Ternyata setelah beberapa hari kemudian barulah ibu memberitahukan kami kalau ayah tidak membawa pulang nasi bungkusnya karena sudah dimakan oleh ayah di tempat kerjanya karena beliau sudah merasa lapar.
Sejak saat itu kami merasa sangat bersalah. Seharusnya itu makanan untuk ayah bukan untuk kami. Dan kami pun kemudian tidak pernah lagi meminta ibu untuk membangunkan kami pada saat ayah pulang malam.
Tiba-tiba saya kembali terhenyak dari tempat duduk di ruangan kerja saya. Saya perhatikan lagi kotak nasi Padang yang ada di atas meja kerja.

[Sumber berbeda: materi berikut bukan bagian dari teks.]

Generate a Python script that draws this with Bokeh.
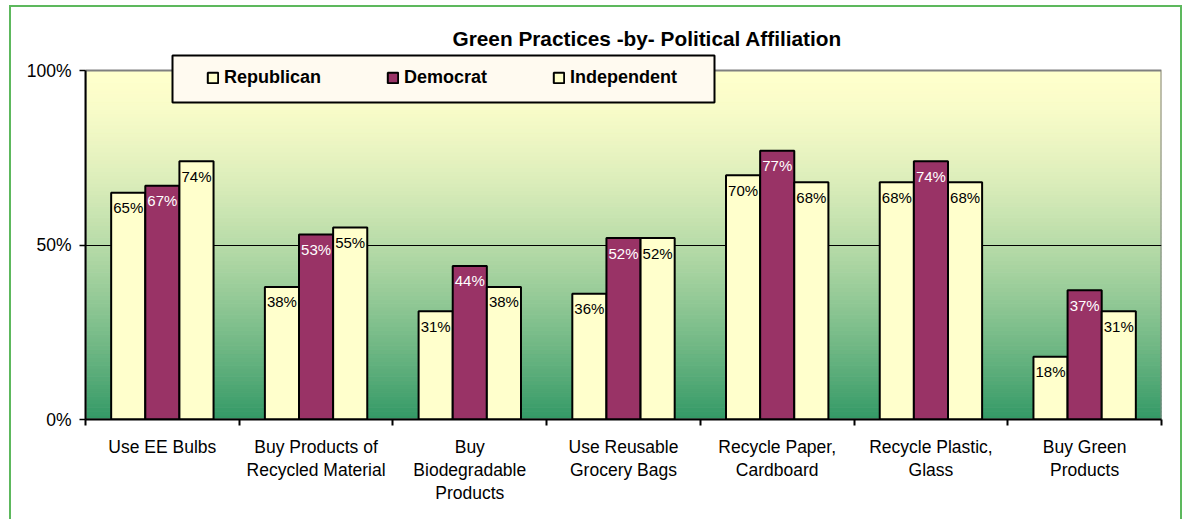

Dulunya hanya dibungkus dengan daun pisang dan kertas koran tapi aroma gulainya sangat menusuk hidung. Dan sekarang sudah di zaman modern, nasi bungkusnya sudah berubah menjadi nasi kotak yang dikemas bagus, berbeda dengan nasi bungkus yang dibawa oleh ayah saya dulu.
Kadang saya merindukan suasana dulu pada masa kecil di kampung, tinggal bersama dengan orang tua dan saudara-saudara yang hidup dalam kesederhanaan.
Kasih seorang ayah memang tidak bisa diukur. Kadangkala seorang ayah harus melibas kaki anaknya agar anaknya mau menurut perintahnya. Tapi di sisi lain seorang ayah rela menahan lapar dan memberikan jatah nasi bungkusnya untuk dibawa pulang dan diberikan kepada anak-anaknya.
Seorang ayah akan merasa sangat bahagia melihat anaknya dengan lahap menyantap nasi bungkusnya walaupun ia sendiri hanya memakan makanan yang sudah dingin yang dimasak oleh ibu sejak sore harinya.
Kita baru menyadarinya setelah kita dewasa atau bahkan setelah kita menjadi seorang ayah.
Tapi zaman saat ini sudah berubah, kondisi tidak lagi sama dengan yang dulu. Mungkin anak-anak kita saat ini sudah tidak lagi merindukan sebungkus nasi Padang yang dibawa oleh ayahnya pada malam hari.
"Selamat menikmati kotakan nasi Padangnya Pak!", tegur Manajer Admin saya pada saat ia masuk ke ruangan saya.
Saya tersenyum sambil mengangguk seraya berucap,"Terima kasih."